Lichtman's predictions were correct for eight of the remaining nine elections in the period from 1984–2024 (those in which the popular vote and the electoral vote coincided), but he incorrectly predicted that Kamala Harris would win the 2024 election, which was instead won by Trump.

At the 2020 conference of the American Political Science Association, a panel on "The 2020 Election: Forecasts from Three Classic Models" included a presentation from Lichtman on the keys as one of the three such “classic” forecasting models.

=== Criticism ===

==== Prediction of popular vote ====
Lars Emerson and Michael Lovito, two reporters and alumni of American University where Lichtman teaches, argue that Lichtman rewrote history around his 2016 prediction "to obfuscate that his model only predicted the popular vote, which Trump lost". Nate Silver also wrote that Lichtman predicted that Trump would win the popular vote and said nothing about the Electoral College.

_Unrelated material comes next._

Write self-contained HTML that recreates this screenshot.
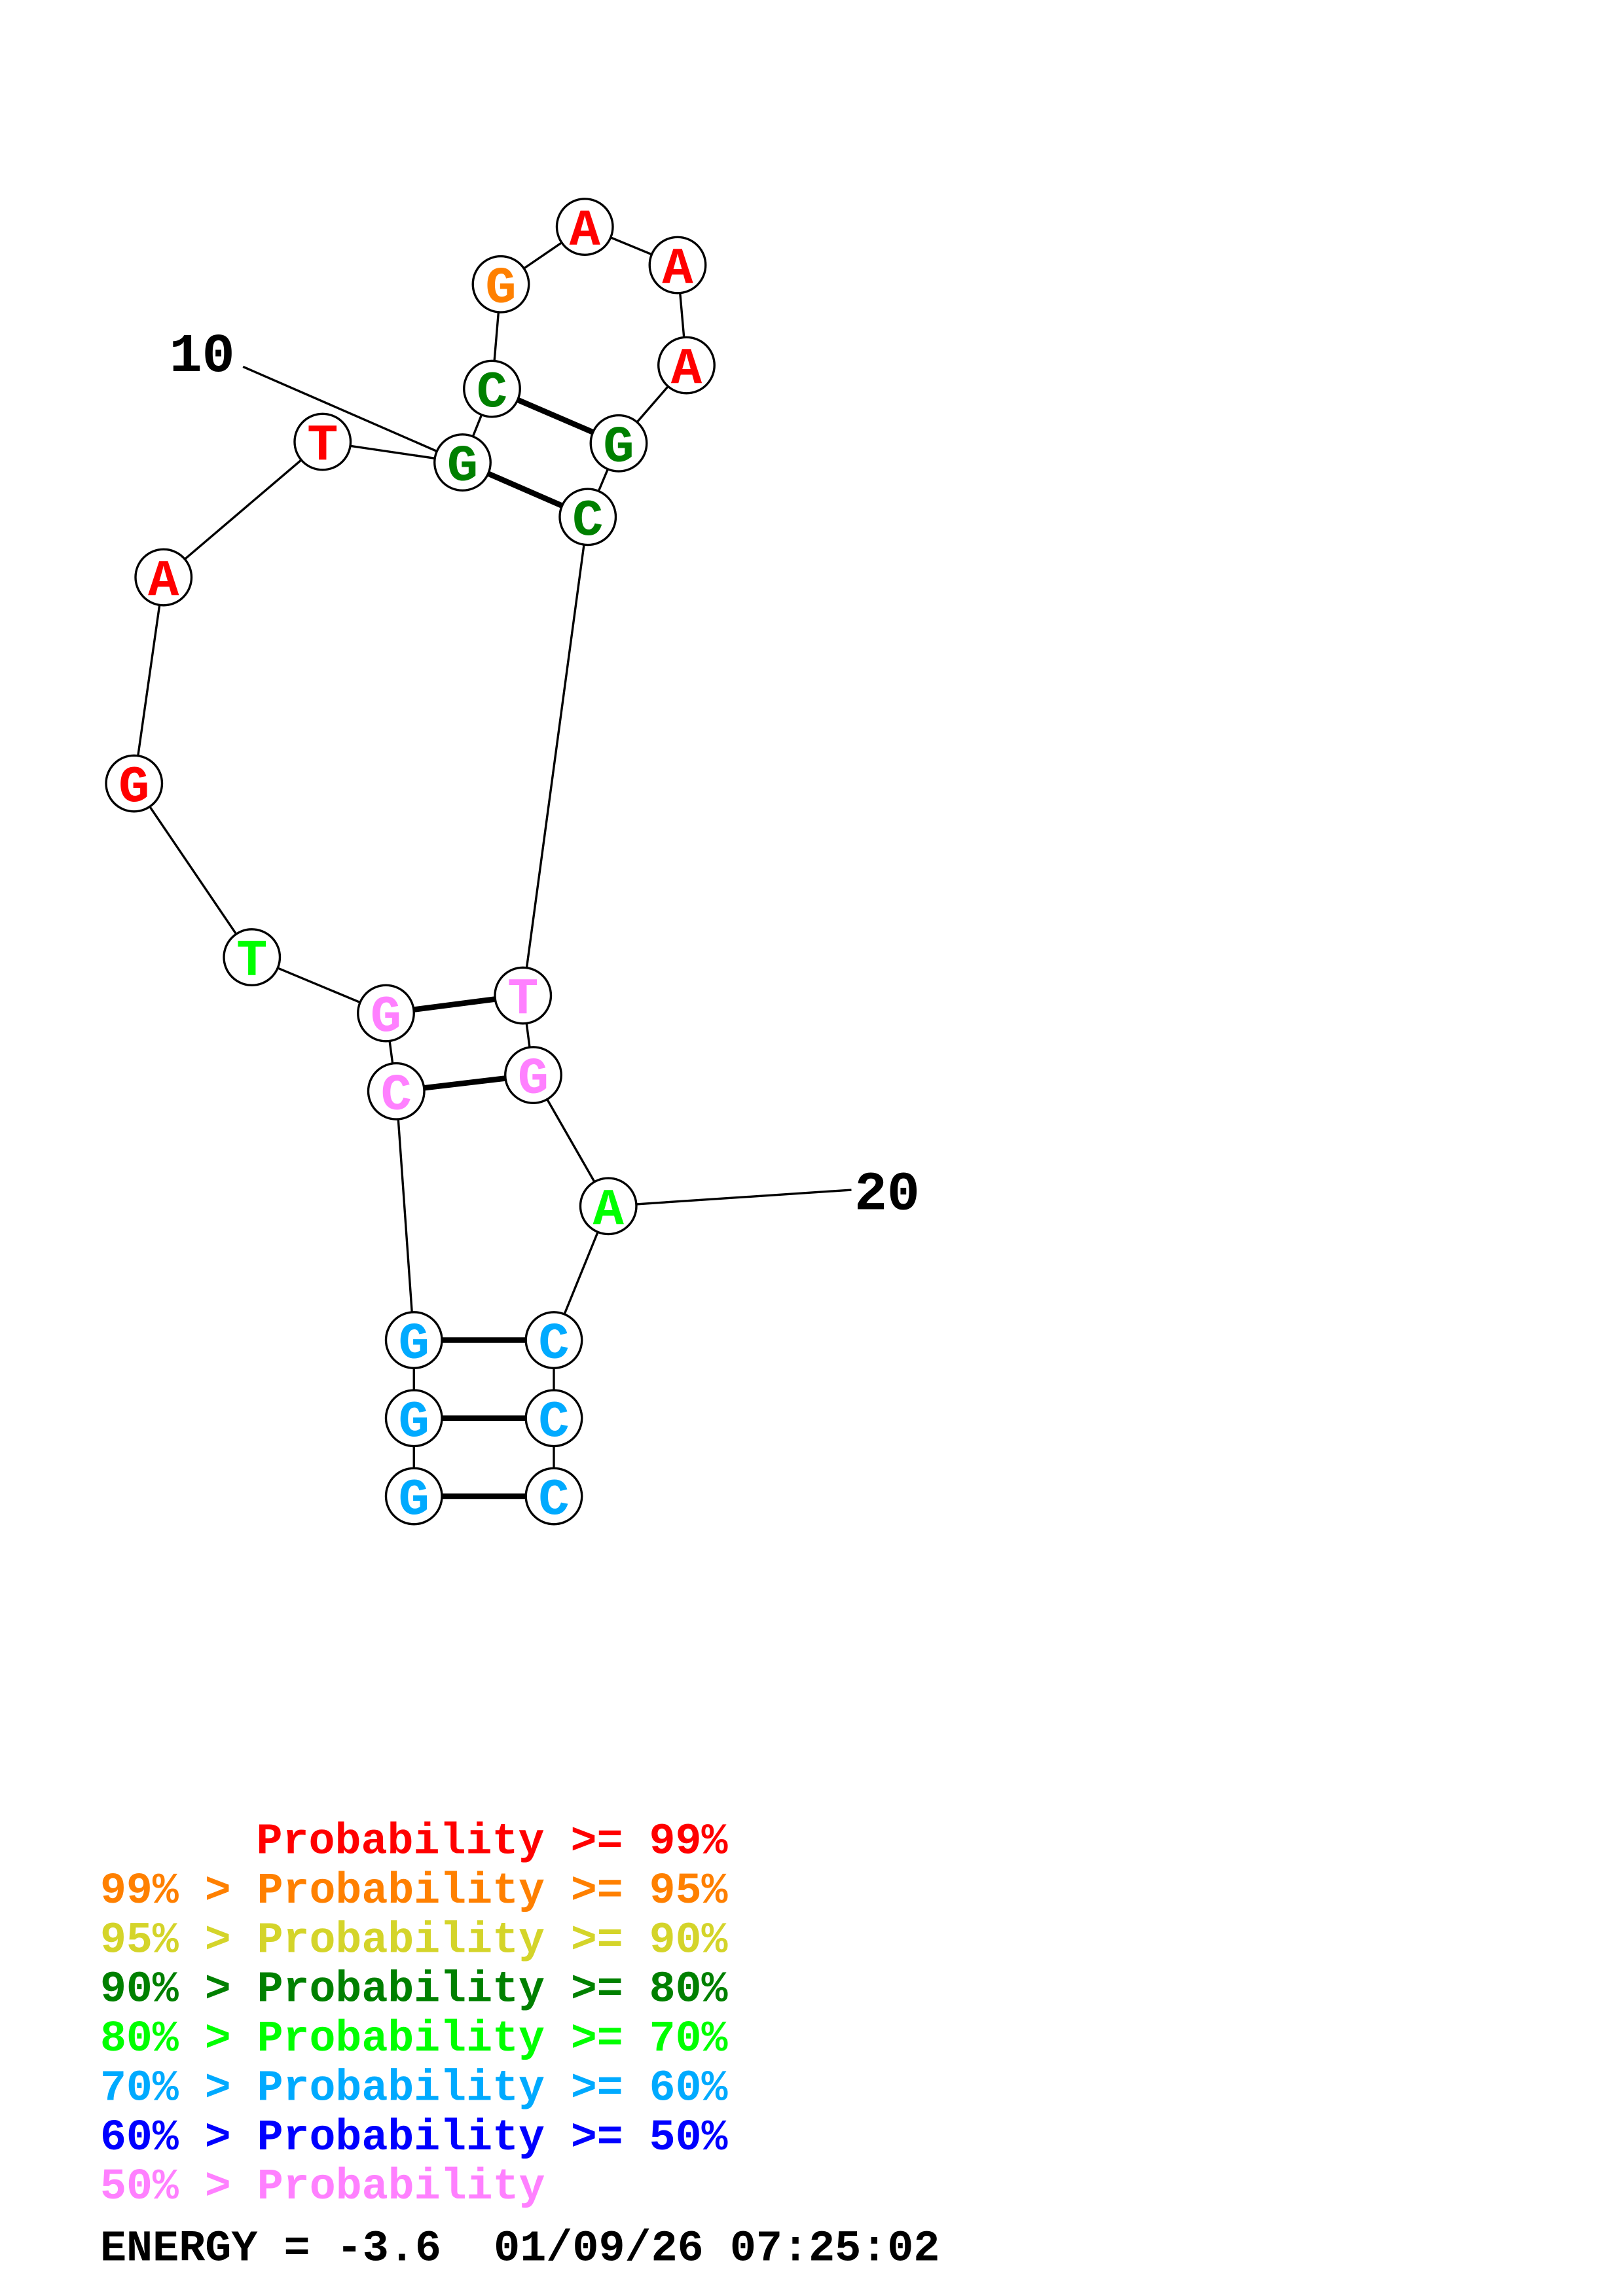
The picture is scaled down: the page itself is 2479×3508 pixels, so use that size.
<!DOCTYPE html>
<html><head><meta charset="utf-8"><style>
html,body{margin:0;padding:0;background:#fff;}
svg{display:block;}
text{font-family:"Liberation Mono","DejaVu Sans Mono",monospace;font-weight:bold;white-space:pre;}
</style></head><body>
<svg width="2479" height="3508" viewBox="0 0 1101.8 1559.1" xmlns="http://www.w3.org/2000/svg">
<rect width="1101.8" height="1559.1" fill="#fff"/>
<g stroke="#000" stroke-width="1.5" fill="none">
<polyline points="281,1016 281,963 281,910 269,741 262,688 171,650 91,532 111,392 219,300 314,314 334,264 340,193 397,154 460,180 466,248 420,301 399,351 355,676 362,730 413,819 376,910 376,963 376,1016"/>
<line x1="165" y1="249" x2="314" y2="314"/>
<line x1="413" y1="819" x2="578" y2="808"/>
</g>
<g stroke="#000" stroke-width="3.8">
<line x1="281" y1="1016" x2="376" y2="1016"/>
<line x1="281" y1="963" x2="376" y2="963"/>
<line x1="281" y1="910" x2="376" y2="910"/>
<line x1="269" y1="741" x2="362" y2="730"/>
<line x1="262" y1="688" x2="355" y2="676"/>
<line x1="314" y1="314" x2="399" y2="351"/>
<line x1="334" y1="264" x2="420" y2="301"/>
</g>
<g stroke="#000" stroke-width="1.5" fill="#fff">
<circle cx="281" cy="1016" r="19"/><circle cx="281" cy="963" r="19"/><circle cx="281" cy="910" r="19"/>
<circle cx="269" cy="741" r="19"/><circle cx="262" cy="688" r="19"/><circle cx="171" cy="650" r="19"/>
<circle cx="91" cy="532" r="19"/><circle cx="111" cy="392" r="19"/><circle cx="219" cy="300" r="19"/>
<circle cx="314" cy="314" r="19"/><circle cx="334" cy="264" r="19"/><circle cx="340" cy="193" r="19"/>
<circle cx="397" cy="154" r="19"/><circle cx="460" cy="180" r="19"/><circle cx="466" cy="248" r="19"/>
<circle cx="420" cy="301" r="19"/><circle cx="399" cy="351" r="19"/><circle cx="355" cy="676" r="19"/>
<circle cx="362" cy="730" r="19"/><circle cx="413" cy="819" r="19"/><circle cx="376" cy="910" r="19"/>
<circle cx="376" cy="963" r="19"/><circle cx="376" cy="1016" r="19"/>
</g>
<g font-size="35" text-anchor="middle">
<text x="281" y="1028" fill="#00aaff">G</text><text x="281" y="975" fill="#00aaff">G</text><text x="281" y="922" fill="#00aaff">G</text>
<text x="269" y="753" fill="#ff80ff">C</text><text x="262" y="700" fill="#ff80ff">G</text><text x="171" y="662" fill="#00ff00">T</text>
<text x="91" y="544" fill="#ff0000">G</text><text x="111" y="404" fill="#ff0000">A</text><text x="219" y="312" fill="#ff0000">T</text>
<text x="314" y="326" fill="#008000">G</text><text x="334" y="276" fill="#008000">C</text><text x="340" y="205" fill="#ff8000">G</text>
<text x="397" y="166" fill="#ff0000">A</text><text x="460" y="192" fill="#ff0000">A</text><text x="466" y="260" fill="#ff0000">A</text>
<text x="420" y="313" fill="#008000">G</text><text x="399" y="363" fill="#008000">C</text><text x="355" y="688" fill="#ff80ff">T</text>
<text x="362" y="742" fill="#ff80ff">G</text><text x="413" y="831" fill="#00ff00">A</text><text x="376" y="922" fill="#00aaff">C</text>
<text x="376" y="975" fill="#00aaff">C</text><text x="376" y="1028" fill="#00aaff">C</text>
</g>
<text x="115" y="252" font-size="37" fill="#000">10</text>
<text x="580" y="821" font-size="37" fill="#000">20</text>
<g font-size="29.5">
<text x="174" y="1258.5" fill="#ff0000" textLength="320" lengthAdjust="spacingAndGlyphs">Probability &gt;= 99%</text>
<text x="68" y="1292" fill="#ff8000" textLength="426" lengthAdjust="spacingAndGlyphs">99% &gt; Probability &gt;= 95%</text>
<text x="68" y="1325.5" fill="#d4d42a" textLength="426" lengthAdjust="spacingAndGlyphs">95% &gt; Probability &gt;= 90%</text>
<text x="68" y="1359" fill="#008000" textLength="426" lengthAdjust="spacingAndGlyphs">90% &gt; Probability &gt;= 80%</text>
<text x="68" y="1392.5" fill="#00ff00" textLength="426" lengthAdjust="spacingAndGlyphs">80% &gt; Probability &gt;= 70%</text>
<text x="68" y="1426" fill="#00aaff" textLength="426" lengthAdjust="spacingAndGlyphs">70% &gt; Probability &gt;= 60%</text>
<text x="68" y="1459.5" fill="#0000ff" textLength="426" lengthAdjust="spacingAndGlyphs">60% &gt; Probability &gt;= 50%</text>
<text x="68" y="1493" fill="#ff80ff" textLength="302" lengthAdjust="spacingAndGlyphs">50% &gt; Probability</text>
<text x="68" y="1535" fill="#000" textLength="570" lengthAdjust="spacingAndGlyphs">ENERGY = -3.6  01/09/26 07:25:02</text>
</g>
</svg>
</body></html>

Gilad Edelman of The Atlantic noted Lichtman's defence that he had changed his methodology in 2016, but questioned why Lichtman would change his methodology to account for a change in margin between popular vote and electoral college that hadn't happened yet. Edelman also labelled it odd that Lichtman would wait to announce his new methodology until after the election.

While Lichtman has since 2016 only predicted the winner of the White House, in prior elections, he has also predicted winners and losers. In September 2010 Lichtman wrote, “The early verdict of the Keys is that President Obama will secure reelection in 2012, regardless of the identity of the Republican nominee.” He reiterated this call in May 2012, writing, “Based on my model, I have been consistently predicting that Barack Obama is going to be re-elected President of the United States.”

==== Methodology ====
As a unique system that challenges conventional political science models and poll-based predictions, the methodology of the Keys to the White has generated controversy. James E. Campbell, a professor of political science at the University at Buffalo, has criticized the keys for their subjectivity, noting that they are often judged "in the eye of the beholder." In 2011, following Lichtman's call that President Barack Obama would win re-election in 2012, Megan McArdle criticized Lichtman's subjectivity in applying the keys and their reliance on retrospective perception. As an example, McArdle applied them to Herbert Hoover in 1932, writing, "Unlike the economic models that rely on external metrics, perception is doing a lot of the work here. Do we count Obama's stimulus but not Hoover's?"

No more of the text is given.